Max turns out to be a sociopathic stalker with some unresolved daddy issues. For no extra charge, he has upgraded Juliet’s new apartment with peepholes and secret closets. His anger and pain at Juliet’s rejection is wholly disproportionate to the level of their relationship, and soon enough, he’s literally the monster beneath her bed, listening to her as she sleeps.
Imaginative cinematography keeps the film from dragging, but there’s little that can breathe life into this predictable story and its one-dimensional characters. Swank is a capable actress, but Juliet has so little specific personality that it’s impossible to feel more than generalized concern at her plight.
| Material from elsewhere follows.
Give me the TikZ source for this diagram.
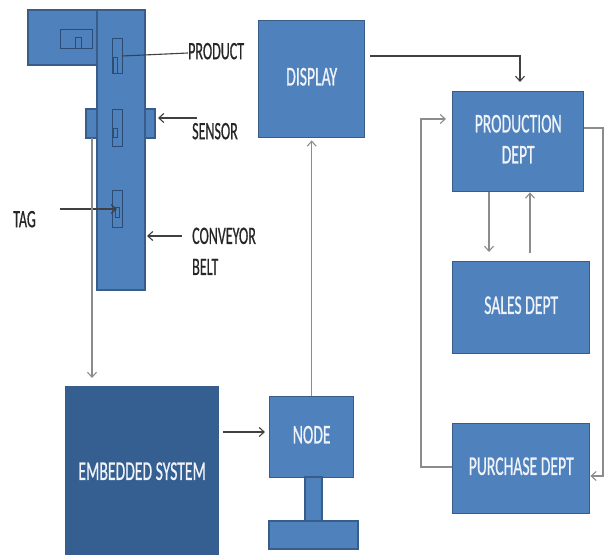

Morgan’s Max fares a little bit better. He, at least, gets to feign vulnerability because of murky childhood horrors. Morgan is as good as his character allows, and is likeable enough that it’s believable that he goes undetected for so long. The most alarming character in this film is Max’s grandfather August (film legend Christopher Lee), and he mostly just sits still and looks.
An interesting side note for any Star Trek fans out there, Nana Visitor who played Major Kira on Deep Space Nine has a brief appearance here as a realtor. Not a significant part but clearly the opportunity to do a scene with Hilary Swank was enough to pique her interest.
Despite the gory finale, this film never amounts to more than atmosphere. It’s entertaining enough, but lacks the shock value, innovation, or intelligence to let it stand out in a crowd of home invasion horror films. If you don’t actually like scary movies, but wouldn’t mind an hour and a half of goosebumps, this may be the film for you.
The film was given a limited release, and left theaters fairly quickly. The Blu-ray DVD’s visual and auditory clarity are effective in heightening the tension, but aside from a trailer, there are no other DVD extras.